The most pointed of the Chinese warnings was conveyed recently through a former Assistant Secretary of Defense, Chas. W. Freeman Jr., who traveled to China this winter for discussions with senior Chinese officials. On Jan. 4, after returning to Washington, Mr. Freeman informed President Clinton's national security adviser, Anthony Lake, that the People's Liberation Army had prepared plans for a missile attack against Taiwan consisting of one conventional missile strike a day for 30 days.

This warning followed similar statements relayed to Administration officials by John W. Lewis, a Stanford University political scientist who meets frequently with senior Chinese military figures here.

These warnings do not mean that an attack on Taiwan is certain or imminent. Instead, a number of China specialists say that China, through `credible preparations' for an attack, hopes to intimidate the Taiwanese and to influence American policy toward Taiwan. The goal, these experts say, is to force Taiwan to abandon the campaign initiated by President Lee, including his effort to have Taiwan seated at the United Nations, and to end high-profile visits by President Lee to the United States and to other countries.

If the threats fail to rein in Mr. Lee, however, a number of experts now express the view that China could resort to force, despite the enormous consequences for its economy and for political stability in Asia.

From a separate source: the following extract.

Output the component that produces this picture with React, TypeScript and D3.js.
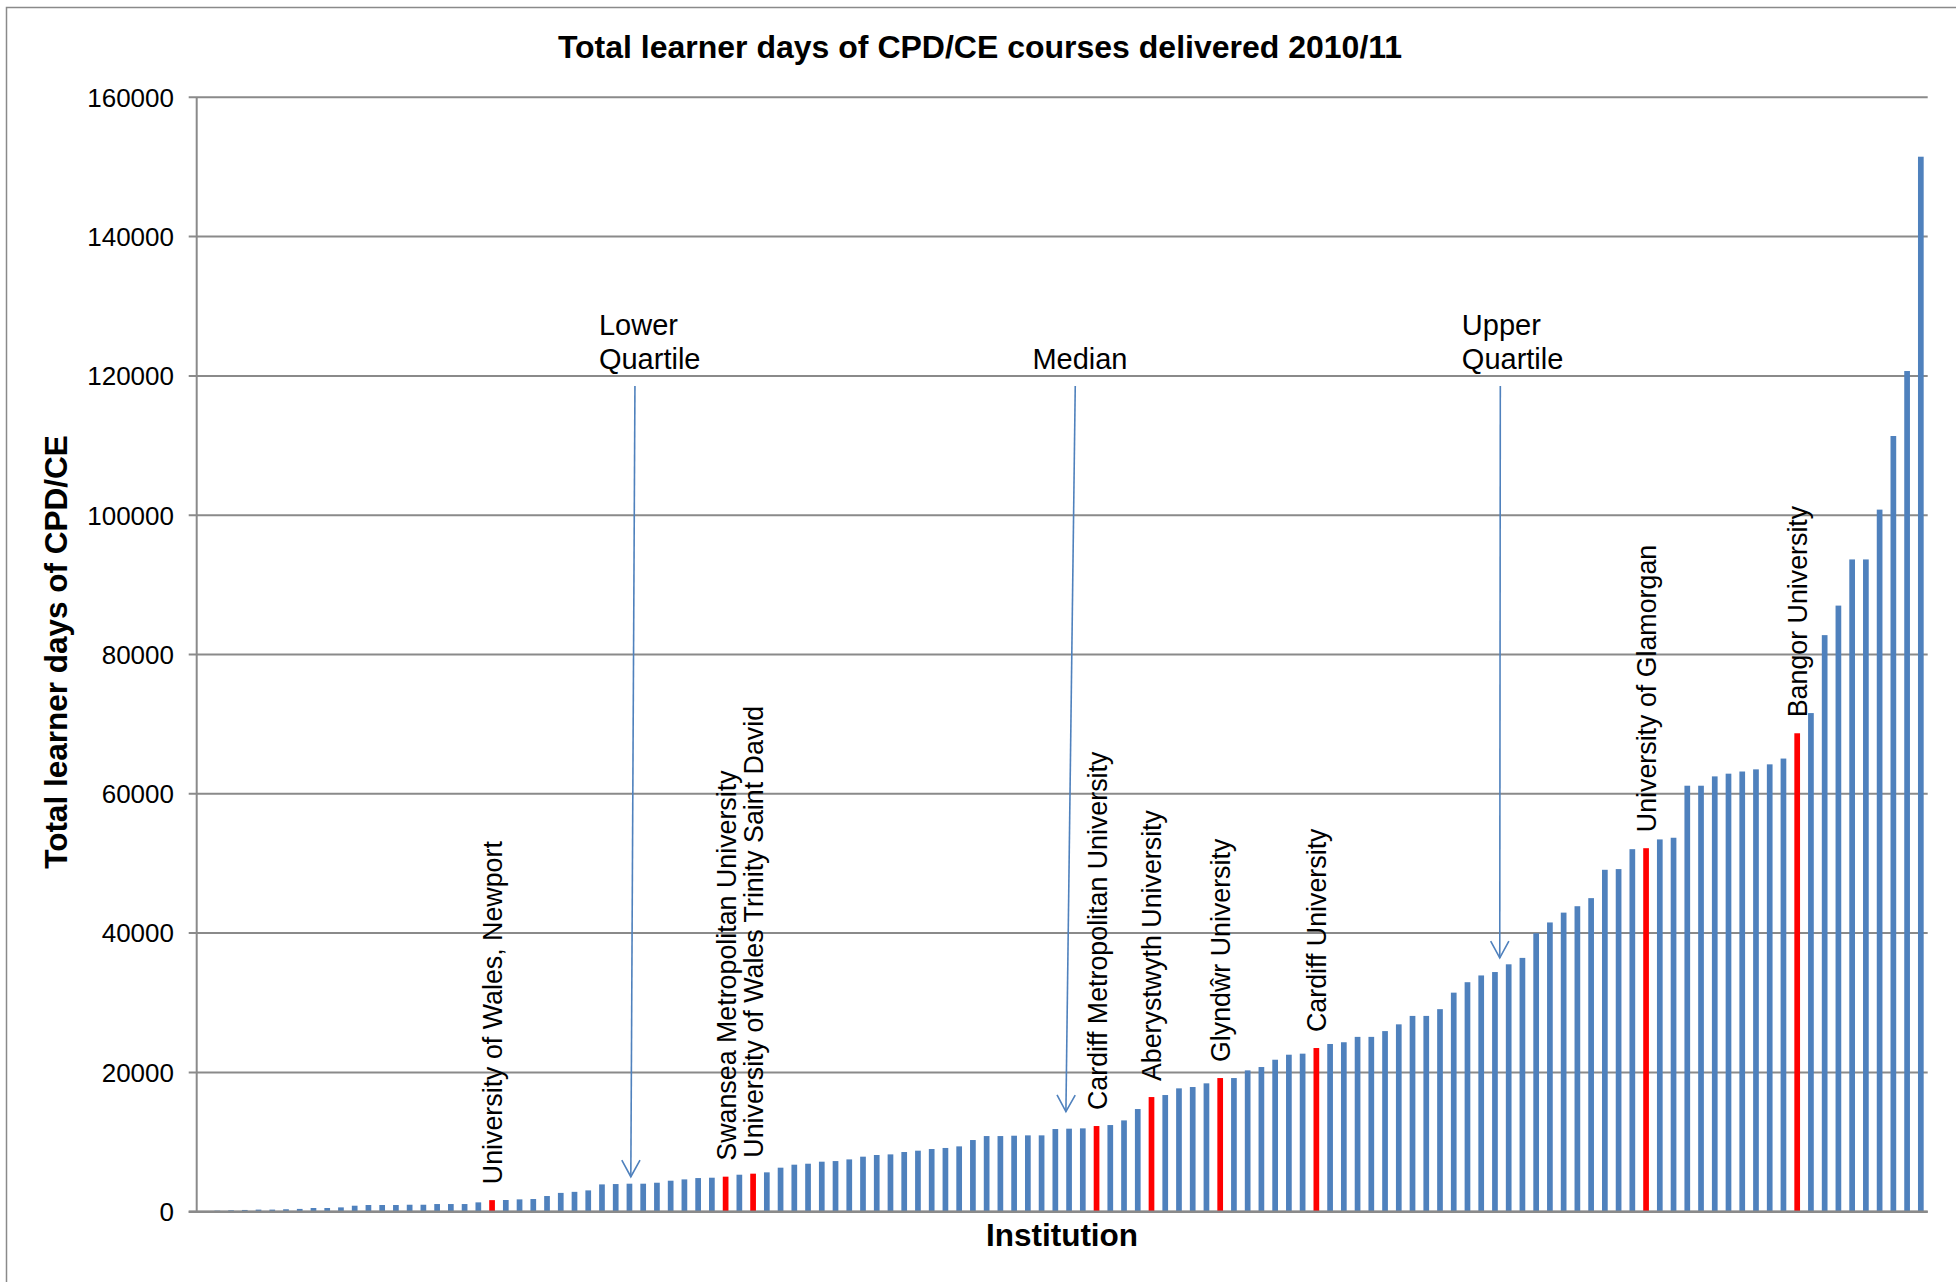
import * as React from 'react';
import * as d3 from 'd3';

// learner days per institution, sorted ascending
const learnerDays = [
	100, 150, 200, 250, 300, 300, 350, 400, 530, 530,
	620, 860, 960, 960, 960, 1000, 1000, 1100, 1100, 1100,
	1340, 1660, 1680, 1770, 1820, 2250, 2700, 2850, 3060, 3920,
	3970, 4020, 4020, 4160, 4450, 4640, 4830, 4880, 5030, 5310,
	5460, 5650, 6320, 6750, 6890, 7180, 7270, 7510, 7900, 8140,
	8230, 8570, 8760, 9000, 9150, 9380, 10290, 10860, 10860, 10910,
	10960, 10960, 11870, 11920, 11965, 12300, 12440, 13110, 14740, 16460,
	16750, 17710, 17900, 18430, 19190, 19190, 20290, 20770, 21820, 22540,
	22690, 23500, 24080, 24330, 25100, 25100, 25930, 26900, 28110, 28110,
	29080, 31450, 32950, 33920, 34410, 35520, 36440, 39980, 41530, 42940,
	43860, 45020, 49090, 49190, 52050, 52190, 53450, 53690, 61160, 61160,
	62500, 62890, 63200, 63510, 64230, 65060, 68690, 71590, 82780, 87020,
	93650, 93650, 100800, 111370, 120700, 151470,
];

// Welsh institutions highlighted in red
const highlightIndex = [21, 38, 40, 65, 69, 74, 81, 105, 116];
const highlightNames = [
	'University of Wales, Newport',
	'Swansea Metropolitan University',
	'University of Wales Trinity Saint David',
	'Cardiff Metropolitan University',
	'Aberystwyth University',
	'Glyndŵr University',
	'Cardiff University',
	'University of Glamorgan',
	'Bangor University',
];

const yTicks = [0, 20000, 40000, 60000, 80000, 100000, 120000, 140000, 160000];

// quartile annotations: text lines, text start (category index), arrow top / tip
const quartileText = [['Lower', 'Quartile'], ['Median'], ['Upper', 'Quartile']];
const quartileTextIndex = [28.78, 60.33, 91.59];
const quartileTopIndex = [31.4, 63.45, 94.39];
const quartileTipIndex = [31.1, 62.77, 94.35];
const quartileTopValue = 118540;
const quartileTipValue = [5020, 14360, 36440];

const BLUE = '#4F81BD';
const RED = '#FF0000';
const GRID = '#8A8A8A';
const FONT = '"Liberation Sans", Arial, sans-serif';

export default function App() {
	const W = 1956;
	const H = 1282;
	const left = 196.7;
	const right = 1927.7;
	const top = 97.3;
	const bottom = 1211.7;

	const x = d3
		.scaleBand<number>()
		.domain(d3.range(learnerDays.length))
		.range([left, right])
		.paddingInner(0.585)
		.paddingOuter(0.2925);
	const y = d3.scaleLinear().domain([0, 160000]).range([bottom, top]);
	const xAt = (k: number) => (x(0) as number) + x.bandwidth() / 2 + k * x.step();

	const arrowHead = (x1: number, y1: number, x2: number, y2: number) => {
		const a = Math.atan2(y2 - y1, x2 - x1);
		const len = 19;
		const spread = 0.5;
		const p1 = [x2 - len * Math.cos(a - spread), y2 - len * Math.sin(a - spread)];
		const p2 = [x2 - len * Math.cos(a + spread), y2 - len * Math.sin(a + spread)];
		return `M${p1[0]},${p1[1]}L${x2},${y2}L${p2[0]},${p2[1]}`;
	};

	return (
		<svg
			width={W}
			height={H}
			style={{ position: 'absolute', left: 0, top: 0, background: '#fff' }}
			fontFamily={FONT}
		>
			<rect x={6.5} y={7.5} width={2100} height={1400} fill='none' stroke={GRID} strokeWidth={1.5} />

			<text x={980} y={58} textAnchor='middle' fontSize={32} fontWeight='bold'>
				Total learner days of CPD/CE courses delivered 2010/11
			</text>

			{yTicks.map(t => (
				<g key={t}>
					<line x1={left - 8} x2={right} y1={y(t)} y2={y(t)} stroke={GRID} strokeWidth={2} />
					<text x={174} y={y(t)} dy='0.36em' textAnchor='end' fontSize={26}>
						{t}
					</text>
				</g>
			))}
			<line x1={left} x2={left} y1={top} y2={bottom} stroke={GRID} strokeWidth={2} />

			{learnerDays.map((v, i) => (
				<rect
					key={i}
					x={x(i)}
					y={y(v)}
					width={x.bandwidth()}
					height={bottom - y(v)}
					fill={highlightIndex.includes(i) ? RED : BLUE}
				/>
			))}
			<line x1={left - 8} x2={right} y1={bottom} y2={bottom} stroke={GRID} strokeWidth={2.5} />

			{highlightIndex.map((idx, k) => {
				const cx = xAt(idx) + 10;
				const cy = y(learnerDays[idx]) - 16;
				return (
					<text key={idx} transform={`translate(${cx},${cy}) rotate(-90)`} fontSize={26.8}>
						{highlightNames[k]}
					</text>
				);
			})}

			{quartileText.map((lines, k) => {
				const x1 = xAt(quartileTopIndex[k]);
				const y1 = y(quartileTopValue);
				const x2 = xAt(quartileTipIndex[k]);
				const y2 = y(quartileTipValue[k]);
				return (
					<g key={k}>
						{lines.map((s, j) => (
							<text
								key={j}
								x={xAt(quartileTextIndex[k])}
								y={y1 - 17.5 - (lines.length - 1 - j) * 33.7}
								fontSize={29}
							>
								{s}
							</text>
						))}
						<line x1={x1} y1={y1} x2={x2} y2={y2} stroke={BLUE} strokeWidth={1.6} />
						<path d={arrowHead(x1, y1, x2, y2)} fill='none' stroke={BLUE} strokeWidth={1.6} />
					</g>
				);
			})}

			<text
				transform={`translate(67,652) rotate(-90)`}
				textAnchor='middle'
				fontSize={31.5}
				fontWeight='bold'
			>
				Total learner days of CPD/CE
			</text>
			<text x={1062} y={1246} textAnchor='middle' fontSize={31.5} fontWeight='bold'>
				Institution
			</text>
		</svg>
	);
}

Since last summer, when the White House allowed Mr. Lee to visit the United States, the Chinese leadership has escalated its attacks on the Taiwan leader, accusing him of seeking to `split the motherland' and undermine the `one China' policy that had been the bedrock of relations between Beijing and its estranged province since 1949.

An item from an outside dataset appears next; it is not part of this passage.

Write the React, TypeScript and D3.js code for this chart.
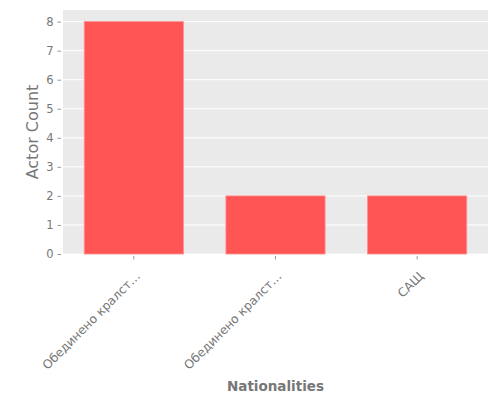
import { useEffect, useRef } from 'react';
import * as d3 from 'd3';

const width = 500;
const height = 400;
const [mt, mr, mb, ml] = [10, 12, 146, 63];

const nationalities = ['Обединено кралст…', 'Обединено кралст…', 'САЩ'];
const actorCounts = [8, 2, 2];
const yTicks = [0, 1, 2, 3, 4, 5, 6, 7, 8];

const font = '"DejaVu Sans", sans-serif';

export default function App() {
    const ref = useRef<SVGSVGElement>(null);

    useEffect(() => {
        const svg = d3.select(ref.current);
        svg.selectAll('*').remove();

        const x = d3
            .scaleBand<number>()
            .domain(nationalities.map((_, i) => i))
            .range([ml, width - mr])
            .paddingInner(0.3)
            .paddingOuter(0.15);

        const y = d3
            .scaleLinear()
            .domain([0, 8.4])
            .range([height - mb, mt]);

        // background
        svg.append('rect')
            .attr('x', ml)
            .attr('y', mt)
            .attr('width', width - ml - mr)
            .attr('height', height - mt - mb)
            .attr('fill', '#EAEAEA');

        // grid
        svg.append('g')
            .selectAll('line')
            .data(yTicks)
            .join('line')
            .attr('x1', ml)
            .attr('x2', width - mr)
            .attr('y1', (d) => y(d))
            .attr('y2', (d) => y(d))
            .attr('stroke', '#ffffff')
            .attr('stroke-width', 1);

        // bars
        svg.append('g')
            .selectAll('rect')
            .data(actorCounts)
            .join('rect')
            .attr('x', (_, i) => x(i)!)
            .attr('y', (d) => y(d))
            .attr('width', x.bandwidth())
            .attr('height', (d) => y(0) - y(d))
            .attr('fill', '#FF5555')
            .attr('stroke', '#FF9090')
            .attr('stroke-width', 0.8);

        // y axis
        const yAxis = svg
            .append('g')
            .attr('transform', `translate(${ml - 2},0)`)
            .call(d3.axisLeft(y).tickValues(yTicks).tickSize(3.5).tickPadding(4).tickFormat(d3.format('d')));
        yAxis.select('.domain').remove();
        yAxis.selectAll('line').attr('stroke', '#999');
        yAxis.selectAll('text').attr('fill', '#777').style('font-family', font).style('font-size', '11.5px');

        // x axis
        const xAxis = svg
            .append('g')
            .attr('transform', `translate(0,${height - mb + 2})`)
            .call(
                d3
                    .axisBottom(x)
                    .tickSize(3.5)
                    .tickPadding(3.5)
                    .tickFormat((i) => nationalities[i as number])
            );
        xAxis.select('.domain').remove();
        xAxis.selectAll('line').attr('stroke', '#999');
        xAxis.selectAll('text')
            .attr('fill', '#777')
            .style('font-family', font)
            .style('font-size', '12.2px')
            .attr('text-anchor', 'end')
            .attr('dy', '0.35em')
            .attr('transform', 'translate(-1,13) rotate(-45)');

        // axis titles
        svg.append('text')
            .attr('transform', `translate(38,${(mt + height - mb) / 2}) rotate(-90)`)
            .attr('text-anchor', 'middle')
            .attr('fill', '#777')
            .style('font-family', font)
            .style('font-size', '16px')
            .text('Actor Count');

        svg.append('text')
            .attr('x', (ml + width - mr) / 2)
            .attr('y', 391)
            .attr('text-anchor', 'middle')
            .attr('fill', '#777')
            .style('font-family', font)
            .style('font-size', '13.5px')
            .style('font-weight', 'bold')
            .text('Nationalities');
    }, []);

    return (
        <div style={{ width, height, margin: -8 }}>
            <svg ref={ref} width={width} height={height} style={{ display: 'block' }} />
        </div>
    );
}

A Chinese Foreign Ministry spokeman, asked to comment on reports that the Chinese military has prepared plans for military action against Taiwan, said he was awaiting a response from his superiors. Last month, a senior ministry official said privately that China's obvious preparations for military action have been intended to head off an unwanted conflict.

`We have been trying to do all we can to avoid a scenario in which we are confronted in the end with no other option but a military one,' the official said. He said that if China does not succeed in changing Taiwan's course, `then I am afraid there is going to be a war.'

Mr. Freeman described the most recent warning during a meeting Mr. Lake had called with nongovernmental China specialists.